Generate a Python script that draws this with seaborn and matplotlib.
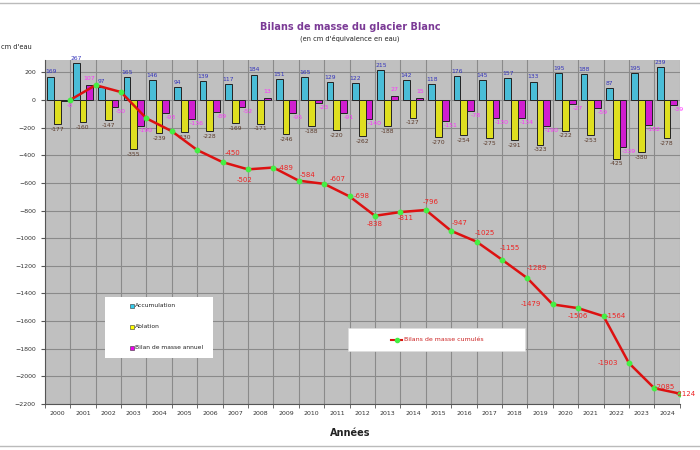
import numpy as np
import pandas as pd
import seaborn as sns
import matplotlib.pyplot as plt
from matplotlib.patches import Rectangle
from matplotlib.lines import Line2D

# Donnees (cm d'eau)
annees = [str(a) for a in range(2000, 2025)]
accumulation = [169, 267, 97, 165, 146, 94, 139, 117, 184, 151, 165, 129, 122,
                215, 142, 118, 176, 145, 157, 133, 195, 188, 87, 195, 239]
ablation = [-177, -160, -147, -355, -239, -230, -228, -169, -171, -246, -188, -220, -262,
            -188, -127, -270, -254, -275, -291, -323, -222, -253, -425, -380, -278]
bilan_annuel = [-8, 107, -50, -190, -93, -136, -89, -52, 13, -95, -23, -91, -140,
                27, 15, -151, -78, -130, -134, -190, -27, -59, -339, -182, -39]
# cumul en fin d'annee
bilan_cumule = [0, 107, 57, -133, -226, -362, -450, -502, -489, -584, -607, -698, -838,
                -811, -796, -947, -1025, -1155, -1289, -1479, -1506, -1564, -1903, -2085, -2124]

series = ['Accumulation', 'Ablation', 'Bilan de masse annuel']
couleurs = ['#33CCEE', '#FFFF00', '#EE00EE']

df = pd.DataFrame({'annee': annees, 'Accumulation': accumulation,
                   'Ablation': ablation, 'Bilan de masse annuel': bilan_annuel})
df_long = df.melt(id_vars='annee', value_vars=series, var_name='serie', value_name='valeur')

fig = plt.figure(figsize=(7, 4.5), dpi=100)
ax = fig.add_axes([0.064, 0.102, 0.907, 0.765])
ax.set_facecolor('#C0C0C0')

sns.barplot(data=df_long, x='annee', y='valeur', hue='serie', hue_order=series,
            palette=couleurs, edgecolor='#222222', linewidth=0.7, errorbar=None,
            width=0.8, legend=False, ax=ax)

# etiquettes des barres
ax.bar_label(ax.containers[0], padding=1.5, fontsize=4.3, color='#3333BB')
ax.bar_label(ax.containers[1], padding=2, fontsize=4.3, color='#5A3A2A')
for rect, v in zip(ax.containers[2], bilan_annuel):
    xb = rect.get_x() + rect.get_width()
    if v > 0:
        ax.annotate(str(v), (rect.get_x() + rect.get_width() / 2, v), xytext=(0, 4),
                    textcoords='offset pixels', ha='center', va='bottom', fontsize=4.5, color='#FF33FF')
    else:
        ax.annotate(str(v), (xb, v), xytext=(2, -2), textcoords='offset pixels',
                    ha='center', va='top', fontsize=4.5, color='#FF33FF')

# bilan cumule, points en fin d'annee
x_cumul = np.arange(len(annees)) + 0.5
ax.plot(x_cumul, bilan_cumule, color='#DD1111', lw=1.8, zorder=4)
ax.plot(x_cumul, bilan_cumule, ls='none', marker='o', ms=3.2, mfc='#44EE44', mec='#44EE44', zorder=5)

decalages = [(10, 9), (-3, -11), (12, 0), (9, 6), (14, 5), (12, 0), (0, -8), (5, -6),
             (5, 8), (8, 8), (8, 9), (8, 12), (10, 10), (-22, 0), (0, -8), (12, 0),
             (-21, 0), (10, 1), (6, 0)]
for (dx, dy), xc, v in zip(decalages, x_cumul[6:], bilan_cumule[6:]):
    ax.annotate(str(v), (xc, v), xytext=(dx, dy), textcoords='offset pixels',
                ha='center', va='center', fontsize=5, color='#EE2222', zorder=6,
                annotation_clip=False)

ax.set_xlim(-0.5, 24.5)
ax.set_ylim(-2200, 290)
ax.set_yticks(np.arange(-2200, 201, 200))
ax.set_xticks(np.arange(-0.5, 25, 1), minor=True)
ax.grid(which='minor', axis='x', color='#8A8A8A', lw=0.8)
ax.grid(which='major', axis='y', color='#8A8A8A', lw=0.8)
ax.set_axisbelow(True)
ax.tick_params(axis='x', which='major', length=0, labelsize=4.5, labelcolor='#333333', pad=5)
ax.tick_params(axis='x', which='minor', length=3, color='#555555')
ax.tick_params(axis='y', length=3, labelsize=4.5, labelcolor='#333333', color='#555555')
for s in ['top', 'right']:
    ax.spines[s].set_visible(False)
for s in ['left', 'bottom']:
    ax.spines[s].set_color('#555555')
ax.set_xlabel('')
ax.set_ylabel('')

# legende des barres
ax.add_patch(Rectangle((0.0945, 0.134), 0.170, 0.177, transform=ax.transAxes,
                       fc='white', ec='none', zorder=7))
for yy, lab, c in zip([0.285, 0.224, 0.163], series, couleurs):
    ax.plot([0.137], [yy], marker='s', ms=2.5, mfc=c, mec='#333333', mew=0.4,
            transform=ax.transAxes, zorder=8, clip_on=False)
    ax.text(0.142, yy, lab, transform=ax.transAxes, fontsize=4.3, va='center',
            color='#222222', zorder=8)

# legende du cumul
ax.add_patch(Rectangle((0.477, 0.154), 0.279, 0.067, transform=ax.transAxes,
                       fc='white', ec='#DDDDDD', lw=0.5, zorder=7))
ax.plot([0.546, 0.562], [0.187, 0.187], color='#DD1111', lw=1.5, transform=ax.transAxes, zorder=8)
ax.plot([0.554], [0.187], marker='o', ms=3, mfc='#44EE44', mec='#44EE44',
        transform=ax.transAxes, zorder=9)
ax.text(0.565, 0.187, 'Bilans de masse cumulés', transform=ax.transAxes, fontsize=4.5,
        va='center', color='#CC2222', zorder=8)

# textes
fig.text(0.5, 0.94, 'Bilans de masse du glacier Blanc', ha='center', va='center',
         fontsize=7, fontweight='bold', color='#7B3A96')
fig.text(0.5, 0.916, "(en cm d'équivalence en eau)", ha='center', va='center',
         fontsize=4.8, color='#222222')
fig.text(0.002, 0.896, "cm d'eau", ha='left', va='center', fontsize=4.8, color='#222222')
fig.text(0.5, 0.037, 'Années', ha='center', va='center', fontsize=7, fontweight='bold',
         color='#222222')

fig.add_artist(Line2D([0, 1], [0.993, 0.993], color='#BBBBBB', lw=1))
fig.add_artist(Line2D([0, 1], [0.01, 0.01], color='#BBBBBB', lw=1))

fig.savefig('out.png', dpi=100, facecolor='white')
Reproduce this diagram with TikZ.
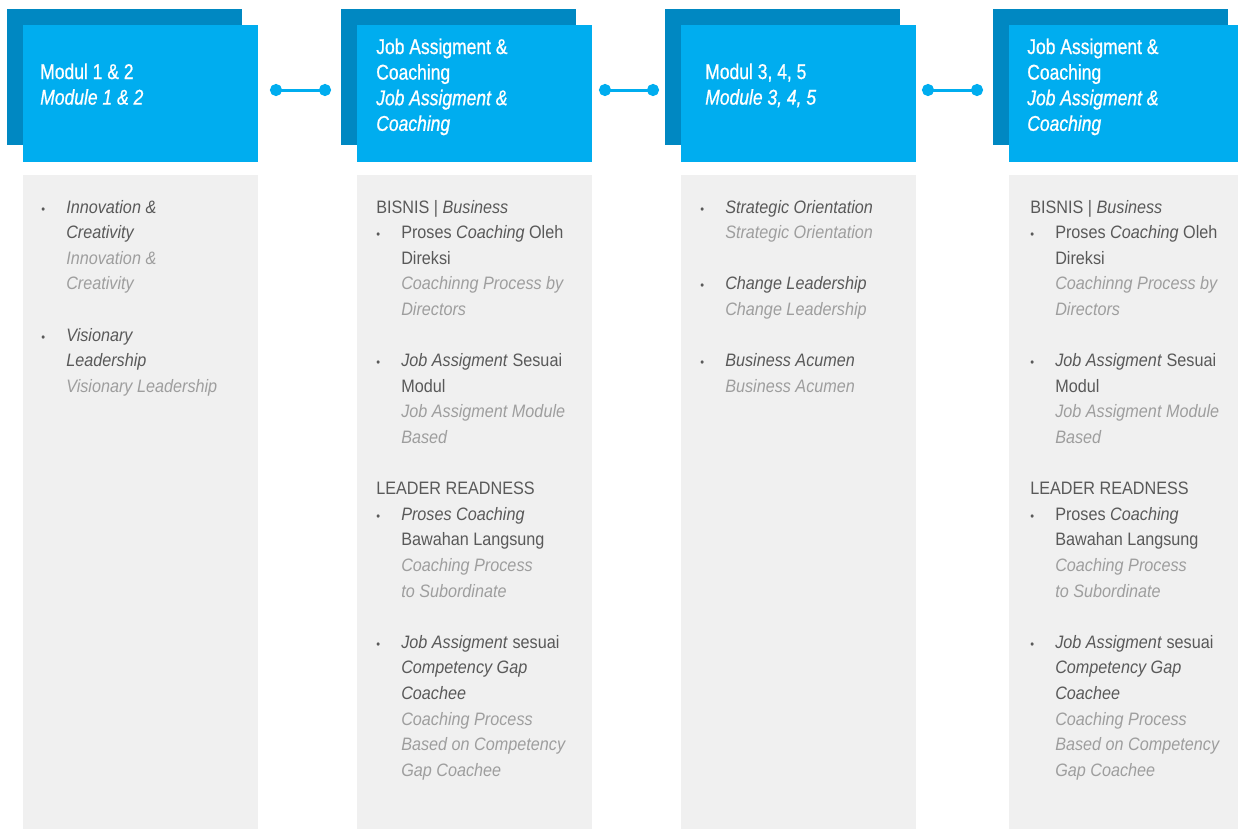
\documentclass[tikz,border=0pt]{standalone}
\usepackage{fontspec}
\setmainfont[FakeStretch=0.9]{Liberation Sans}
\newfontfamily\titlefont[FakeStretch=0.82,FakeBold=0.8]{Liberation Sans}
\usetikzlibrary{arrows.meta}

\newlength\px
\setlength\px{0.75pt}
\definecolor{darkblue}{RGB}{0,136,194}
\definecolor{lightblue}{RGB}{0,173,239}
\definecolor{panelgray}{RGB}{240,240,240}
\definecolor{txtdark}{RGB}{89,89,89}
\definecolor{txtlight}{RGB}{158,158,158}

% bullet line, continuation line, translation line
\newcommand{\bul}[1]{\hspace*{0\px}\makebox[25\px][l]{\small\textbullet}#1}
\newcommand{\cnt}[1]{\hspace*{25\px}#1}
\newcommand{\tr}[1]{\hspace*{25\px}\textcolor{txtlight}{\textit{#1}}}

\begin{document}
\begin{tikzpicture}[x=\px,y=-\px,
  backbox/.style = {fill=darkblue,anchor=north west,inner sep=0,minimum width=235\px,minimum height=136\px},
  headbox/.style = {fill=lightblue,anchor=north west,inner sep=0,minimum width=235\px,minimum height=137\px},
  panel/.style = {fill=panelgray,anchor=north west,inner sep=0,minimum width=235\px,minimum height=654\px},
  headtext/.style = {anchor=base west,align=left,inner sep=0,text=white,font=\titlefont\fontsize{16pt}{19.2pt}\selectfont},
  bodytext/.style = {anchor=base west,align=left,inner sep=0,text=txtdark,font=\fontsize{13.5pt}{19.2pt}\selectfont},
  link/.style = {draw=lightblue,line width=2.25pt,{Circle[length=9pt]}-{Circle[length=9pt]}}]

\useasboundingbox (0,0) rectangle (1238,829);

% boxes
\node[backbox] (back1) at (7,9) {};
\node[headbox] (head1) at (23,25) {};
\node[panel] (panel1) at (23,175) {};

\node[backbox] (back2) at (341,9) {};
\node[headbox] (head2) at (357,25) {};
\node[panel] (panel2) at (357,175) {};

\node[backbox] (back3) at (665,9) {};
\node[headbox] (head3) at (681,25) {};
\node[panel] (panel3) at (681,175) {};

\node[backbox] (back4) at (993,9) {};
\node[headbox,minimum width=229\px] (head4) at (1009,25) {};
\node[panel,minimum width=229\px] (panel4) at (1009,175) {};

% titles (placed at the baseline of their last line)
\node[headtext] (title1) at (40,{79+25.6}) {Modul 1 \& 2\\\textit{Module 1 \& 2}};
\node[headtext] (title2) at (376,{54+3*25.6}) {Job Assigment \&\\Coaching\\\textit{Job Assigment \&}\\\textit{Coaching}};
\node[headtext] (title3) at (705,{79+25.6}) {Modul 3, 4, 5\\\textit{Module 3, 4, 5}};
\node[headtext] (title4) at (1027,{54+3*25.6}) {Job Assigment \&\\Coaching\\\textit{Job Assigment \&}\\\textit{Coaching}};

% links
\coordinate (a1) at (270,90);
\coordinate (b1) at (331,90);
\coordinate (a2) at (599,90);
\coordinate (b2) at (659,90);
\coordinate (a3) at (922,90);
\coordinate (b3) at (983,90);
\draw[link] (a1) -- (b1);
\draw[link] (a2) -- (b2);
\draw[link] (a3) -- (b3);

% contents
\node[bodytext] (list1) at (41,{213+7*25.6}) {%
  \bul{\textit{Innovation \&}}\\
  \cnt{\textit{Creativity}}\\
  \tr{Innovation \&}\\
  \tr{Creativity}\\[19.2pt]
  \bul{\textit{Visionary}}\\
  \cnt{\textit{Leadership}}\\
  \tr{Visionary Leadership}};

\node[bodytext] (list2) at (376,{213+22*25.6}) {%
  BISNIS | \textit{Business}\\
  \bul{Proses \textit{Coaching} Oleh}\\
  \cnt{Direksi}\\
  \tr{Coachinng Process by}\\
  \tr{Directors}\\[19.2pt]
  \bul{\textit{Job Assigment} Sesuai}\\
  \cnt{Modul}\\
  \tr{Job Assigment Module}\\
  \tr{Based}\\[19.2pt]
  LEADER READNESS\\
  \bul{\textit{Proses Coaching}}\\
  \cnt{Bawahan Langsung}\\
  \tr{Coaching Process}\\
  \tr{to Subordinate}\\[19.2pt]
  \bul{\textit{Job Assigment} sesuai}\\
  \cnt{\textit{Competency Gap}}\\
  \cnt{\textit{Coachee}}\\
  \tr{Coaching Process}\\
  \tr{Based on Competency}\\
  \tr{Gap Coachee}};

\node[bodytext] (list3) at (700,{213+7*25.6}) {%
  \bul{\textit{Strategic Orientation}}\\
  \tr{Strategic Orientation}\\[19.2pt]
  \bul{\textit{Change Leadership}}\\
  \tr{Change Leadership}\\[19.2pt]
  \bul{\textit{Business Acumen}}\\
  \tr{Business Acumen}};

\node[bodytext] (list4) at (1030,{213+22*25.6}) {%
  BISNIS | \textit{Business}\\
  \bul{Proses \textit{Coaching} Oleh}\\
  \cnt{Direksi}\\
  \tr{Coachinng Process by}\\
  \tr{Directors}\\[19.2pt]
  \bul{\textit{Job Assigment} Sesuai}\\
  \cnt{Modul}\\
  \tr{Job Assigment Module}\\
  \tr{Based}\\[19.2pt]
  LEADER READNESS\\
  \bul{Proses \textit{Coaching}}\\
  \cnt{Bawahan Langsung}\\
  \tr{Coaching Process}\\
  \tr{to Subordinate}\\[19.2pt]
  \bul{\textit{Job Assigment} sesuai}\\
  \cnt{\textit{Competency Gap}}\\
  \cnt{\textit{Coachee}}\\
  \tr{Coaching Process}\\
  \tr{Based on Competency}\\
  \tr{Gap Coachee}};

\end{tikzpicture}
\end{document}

──────────────────────────────

Each line from the top of the material through the line containing "from matplotlib.lines import Line2D" should be reproduced exactly; please drop any images.

Generate a Python script that draws this with seaborn and matplotlib.
import numpy as np
import pandas as pd
import seaborn as sns
import matplotlib.pyplot as plt
from matplotlib.patches import Rectangle
from matplotlib.lines import Line2D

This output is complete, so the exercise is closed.